Records with drawing code:

○ ○ ○ ○ ○

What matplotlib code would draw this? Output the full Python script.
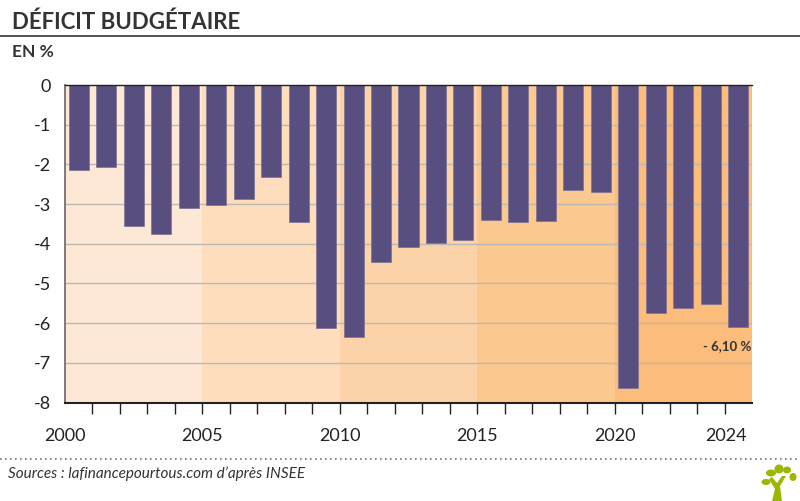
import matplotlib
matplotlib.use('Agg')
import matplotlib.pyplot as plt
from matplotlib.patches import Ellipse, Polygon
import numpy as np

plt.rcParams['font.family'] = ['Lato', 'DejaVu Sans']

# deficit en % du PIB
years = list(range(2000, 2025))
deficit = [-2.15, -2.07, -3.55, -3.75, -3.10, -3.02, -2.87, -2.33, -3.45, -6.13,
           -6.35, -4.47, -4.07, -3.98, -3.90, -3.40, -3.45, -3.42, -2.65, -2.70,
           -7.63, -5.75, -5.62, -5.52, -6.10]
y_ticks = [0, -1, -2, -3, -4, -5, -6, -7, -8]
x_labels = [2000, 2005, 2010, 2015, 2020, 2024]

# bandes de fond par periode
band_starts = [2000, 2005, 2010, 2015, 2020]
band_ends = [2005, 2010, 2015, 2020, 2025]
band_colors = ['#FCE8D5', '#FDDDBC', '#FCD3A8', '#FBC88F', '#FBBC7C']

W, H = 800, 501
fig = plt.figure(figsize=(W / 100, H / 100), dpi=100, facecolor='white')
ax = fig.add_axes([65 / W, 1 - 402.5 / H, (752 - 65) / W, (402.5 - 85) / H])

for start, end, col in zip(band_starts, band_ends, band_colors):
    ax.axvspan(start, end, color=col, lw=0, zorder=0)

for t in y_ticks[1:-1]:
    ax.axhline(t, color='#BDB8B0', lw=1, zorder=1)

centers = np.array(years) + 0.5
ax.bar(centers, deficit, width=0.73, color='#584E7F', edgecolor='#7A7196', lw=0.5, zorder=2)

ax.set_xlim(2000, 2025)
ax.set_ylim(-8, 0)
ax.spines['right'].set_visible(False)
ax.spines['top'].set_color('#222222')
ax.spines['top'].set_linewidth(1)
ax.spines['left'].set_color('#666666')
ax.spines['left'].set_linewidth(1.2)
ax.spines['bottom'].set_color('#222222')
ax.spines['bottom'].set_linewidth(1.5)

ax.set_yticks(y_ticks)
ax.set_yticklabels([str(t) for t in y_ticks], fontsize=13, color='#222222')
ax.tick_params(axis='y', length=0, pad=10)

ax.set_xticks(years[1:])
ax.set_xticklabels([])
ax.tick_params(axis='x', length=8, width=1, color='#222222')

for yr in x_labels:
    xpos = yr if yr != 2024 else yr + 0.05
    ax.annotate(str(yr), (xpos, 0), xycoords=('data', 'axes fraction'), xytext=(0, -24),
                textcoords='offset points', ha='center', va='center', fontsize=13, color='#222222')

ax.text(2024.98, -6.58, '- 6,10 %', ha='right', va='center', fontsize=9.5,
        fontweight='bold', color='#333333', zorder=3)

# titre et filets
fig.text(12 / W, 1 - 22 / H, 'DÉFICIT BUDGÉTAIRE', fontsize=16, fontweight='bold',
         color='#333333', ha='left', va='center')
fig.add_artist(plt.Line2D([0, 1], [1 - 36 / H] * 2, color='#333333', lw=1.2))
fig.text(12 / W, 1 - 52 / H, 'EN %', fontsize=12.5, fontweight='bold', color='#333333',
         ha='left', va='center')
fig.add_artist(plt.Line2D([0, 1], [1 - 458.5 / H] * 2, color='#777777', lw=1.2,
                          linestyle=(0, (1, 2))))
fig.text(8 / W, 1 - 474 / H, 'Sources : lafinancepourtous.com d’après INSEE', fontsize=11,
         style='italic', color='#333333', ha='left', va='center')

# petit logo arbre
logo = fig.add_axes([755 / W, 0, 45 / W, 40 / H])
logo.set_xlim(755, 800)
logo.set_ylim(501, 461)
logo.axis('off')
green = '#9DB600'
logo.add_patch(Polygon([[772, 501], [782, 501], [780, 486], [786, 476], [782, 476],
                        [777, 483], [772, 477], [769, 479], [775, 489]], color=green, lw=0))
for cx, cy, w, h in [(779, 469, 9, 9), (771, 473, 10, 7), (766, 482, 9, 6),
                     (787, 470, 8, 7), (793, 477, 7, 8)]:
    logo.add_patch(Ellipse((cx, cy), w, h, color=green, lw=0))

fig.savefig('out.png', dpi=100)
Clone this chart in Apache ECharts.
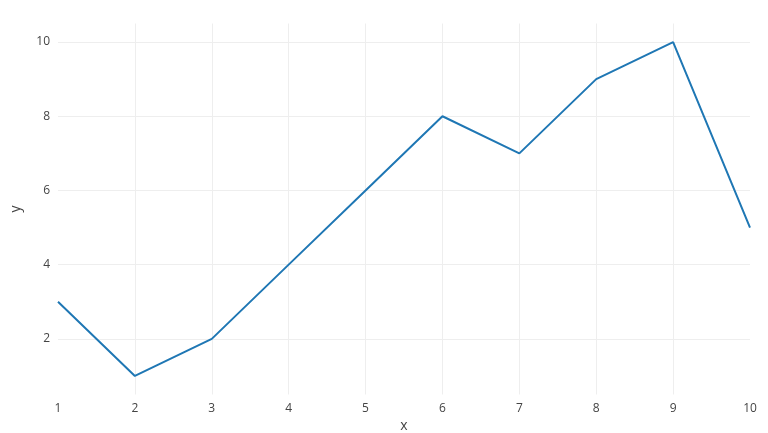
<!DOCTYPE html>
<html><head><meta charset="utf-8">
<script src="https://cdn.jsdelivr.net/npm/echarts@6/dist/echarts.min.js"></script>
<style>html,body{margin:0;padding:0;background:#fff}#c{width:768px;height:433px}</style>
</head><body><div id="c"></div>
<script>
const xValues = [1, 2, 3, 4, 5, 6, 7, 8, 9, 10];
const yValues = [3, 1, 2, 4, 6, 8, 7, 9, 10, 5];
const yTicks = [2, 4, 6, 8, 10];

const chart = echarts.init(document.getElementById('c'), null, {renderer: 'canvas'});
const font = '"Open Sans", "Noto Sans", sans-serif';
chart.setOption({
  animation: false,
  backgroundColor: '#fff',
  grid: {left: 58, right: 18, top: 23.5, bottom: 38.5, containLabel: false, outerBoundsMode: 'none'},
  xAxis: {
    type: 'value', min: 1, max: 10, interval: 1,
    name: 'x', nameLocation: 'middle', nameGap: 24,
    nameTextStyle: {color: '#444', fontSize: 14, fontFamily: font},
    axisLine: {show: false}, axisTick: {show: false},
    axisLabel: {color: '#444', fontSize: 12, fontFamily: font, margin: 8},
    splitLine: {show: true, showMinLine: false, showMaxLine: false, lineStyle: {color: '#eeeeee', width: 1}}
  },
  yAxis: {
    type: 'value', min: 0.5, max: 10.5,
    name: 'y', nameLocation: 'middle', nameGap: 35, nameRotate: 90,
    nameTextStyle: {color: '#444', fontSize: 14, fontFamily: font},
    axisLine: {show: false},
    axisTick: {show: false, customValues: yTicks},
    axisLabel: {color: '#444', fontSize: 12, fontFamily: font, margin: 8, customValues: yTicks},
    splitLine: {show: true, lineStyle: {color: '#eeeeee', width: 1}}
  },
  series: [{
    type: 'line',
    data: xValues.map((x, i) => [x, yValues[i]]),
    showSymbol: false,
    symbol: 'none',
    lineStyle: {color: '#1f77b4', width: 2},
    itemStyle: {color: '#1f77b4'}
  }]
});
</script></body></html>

○ ○ ○ ○ ○

* Your goal
Write out the material above once more, exactly as it reads, with no pictures.

* Finished answer
What matplotlib code would draw this? Output the full Python script.
import matplotlib
matplotlib.use('Agg')
import matplotlib.pyplot as plt
from matplotlib.patches import Ellipse, Polygon
import numpy as np

plt.rcParams['font.family'] = ['Lato', 'DejaVu Sans']

# deficit en % du PIB
years = list(range(2000, 2025))
deficit = [-2.15, -2.07, -3.55, -3.75, -3.10, -3.02, -2.87, -2.33, -3.45, -6.13,
           -6.35, -4.47, -4.07, -3.98, -3.90, -3.40, -3.45, -3.42, -2.65, -2.70,
           -7.63, -5.75, -5.62, -5.52, -6.10]
y_ticks = [0, -1, -2, -3, -4, -5, -6, -7, -8]
x_labels = [2000, 2005, 2010, 2015, 2020, 2024]

# bandes de fond par periode
band_starts = [2000, 2005, 2010, 2015, 2020]
band_ends = [2005, 2010, 2015, 2020, 2025]
band_colors = ['#FCE8D5', '#FDDDBC', '#FCD3A8', '#FBC88F', '#FBBC7C']

W, H = 800, 501
fig = plt.figure(figsize=(W / 100, H / 100), dpi=100, facecolor='white')
ax = fig.add_axes([65 / W, 1 - 402.5 / H, (752 - 65) / W, (402.5 - 85) / H])

for start, end, col in zip(band_starts, band_ends, band_colors):
    ax.axvspan(start, end, color=col, lw=0, zorder=0)

for t in y_ticks[1:-1]:
    ax.axhline(t, color='#BDB8B0', lw=1, zorder=1)

centers = np.array(years) + 0.5
ax.bar(centers, deficit, width=0.73, color='#584E7F', edgecolor='#7A7196', lw=0.5, zorder=2)

ax.set_xlim(2000, 2025)
ax.set_ylim(-8, 0)
ax.spines['right'].set_visible(False)
ax.spines['top'].set_color('#222222')
ax.spines['top'].set_linewidth(1)
ax.spines['left'].set_color('#666666')
ax.spines['left'].set_linewidth(1.2)
ax.spines['bottom'].set_color('#222222')
ax.spines['bottom'].set_linewidth(1.5)

ax.set_yticks(y_ticks)
ax.set_yticklabels([str(t) for t in y_ticks], fontsize=13, color='#222222')
ax.tick_params(axis='y', length=0, pad=10)

ax.set_xticks(years[1:])
ax.set_xticklabels([])
ax.tick_params(axis='x', length=8, width=1, color='#222222')

for yr in x_labels:
    xpos = yr if yr != 2024 else yr + 0.05
    ax.annotate(str(yr), (xpos, 0), xycoords=('data', 'axes fraction'), xytext=(0, -24),
                textcoords='offset points', ha='center', va='center', fontsize=13, color='#222222')

ax.text(2024.98, -6.58, '- 6,10 %', ha='right', va='center', fontsize=9.5,
        fontweight='bold', color='#333333', zorder=3)

# titre et filets
fig.text(12 / W, 1 - 22 / H, 'DÉFICIT BUDGÉTAIRE', fontsize=16, fontweight='bold',
         color='#333333', ha='left', va='center')
fig.add_artist(plt.Line2D([0, 1], [1 - 36 / H] * 2, color='#333333', lw=1.2))
fig.text(12 / W, 1 - 52 / H, 'EN %', fontsize=12.5, fontweight='bold', color='#333333',
         ha='left', va='center')
fig.add_artist(plt.Line2D([0, 1], [1 - 458.5 / H] * 2, color='#777777', lw=1.2,
                          linestyle=(0, (1, 2))))
fig.text(8 / W, 1 - 474 / H, 'Sources : lafinancepourtous.com d’après INSEE', fontsize=11,
         style='italic', color='#333333', ha='left', va='center')

# petit logo arbre
logo = fig.add_axes([755 / W, 0, 45 / W, 40 / H])
logo.set_xlim(755, 800)
logo.set_ylim(501, 461)
logo.axis('off')
green = '#9DB600'
logo.add_patch(Polygon([[772, 501], [782, 501], [780, 486], [786, 476], [782, 476],
                        [777, 483], [772, 477], [769, 479], [775, 489]], color=green, lw=0))
for cx, cy, w, h in [(779, 469, 9, 9), (771, 473, 10, 7), (766, 482, 9, 6),
                     (787, 470, 8, 7), (793, 477, 7, 8)]:
    logo.add_patch(Ellipse((cx, cy), w, h, color=green, lw=0))

fig.savefig('out.png', dpi=100)
Clone this chart in Apache ECharts.
<!DOCTYPE html>
<html><head><meta charset="utf-8">
<script src="https://cdn.jsdelivr.net/npm/echarts@6/dist/echarts.min.js"></script>
<style>html,body{margin:0;padding:0;background:#fff}#c{width:768px;height:433px}</style>
</head><body><div id="c"></div>
<script>
const xValues = [1, 2, 3, 4, 5, 6, 7, 8, 9, 10];
const yValues = [3, 1, 2, 4, 6, 8, 7, 9, 10, 5];
const yTicks = [2, 4, 6, 8, 10];

const chart = echarts.init(document.getElementById('c'), null, {renderer: 'canvas'});
const font = '"Open Sans", "Noto Sans", sans-serif';
chart.setOption({
  animation: false,
  backgroundColor: '#fff',
  grid: {left: 58, right: 18, top: 23.5, bottom: 38.5, containLabel: false, outerBoundsMode: 'none'},
  xAxis: {
    type: 'value', min: 1, max: 10, interval: 1,
    name: 'x', nameLocation: 'middle', nameGap: 24,
    nameTextStyle: {color: '#444', fontSize: 14, fontFamily: font},
    axisLine: {show: false}, axisTick: {show: false},
    axisLabel: {color: '#444', fontSize: 12, fontFamily: font, margin: 8},
    splitLine: {show: true, showMinLine: false, showMaxLine: false, lineStyle: {color: '#eeeeee', width: 1}}
  },
  yAxis: {
    type: 'value', min: 0.5, max: 10.5,
    name: 'y', nameLocation: 'middle', nameGap: 35, nameRotate: 90,
    nameTextStyle: {color: '#444', fontSize: 14, fontFamily: font},
    axisLine: {show: false},
    axisTick: {show: false, customValues: yTicks},
    axisLabel: {color: '#444', fontSize: 12, fontFamily: font, margin: 8, customValues: yTicks},
    splitLine: {show: true, lineStyle: {color: '#eeeeee', width: 1}}
  },
  series: [{
    type: 'line',
    data: xValues.map((x, i) => [x, yValues[i]]),
    showSymbol: false,
    symbol: 'none',
    lineStyle: {color: '#1f77b4', width: 2},
    itemStyle: {color: '#1f77b4'}
  }]
});
</script></body></html>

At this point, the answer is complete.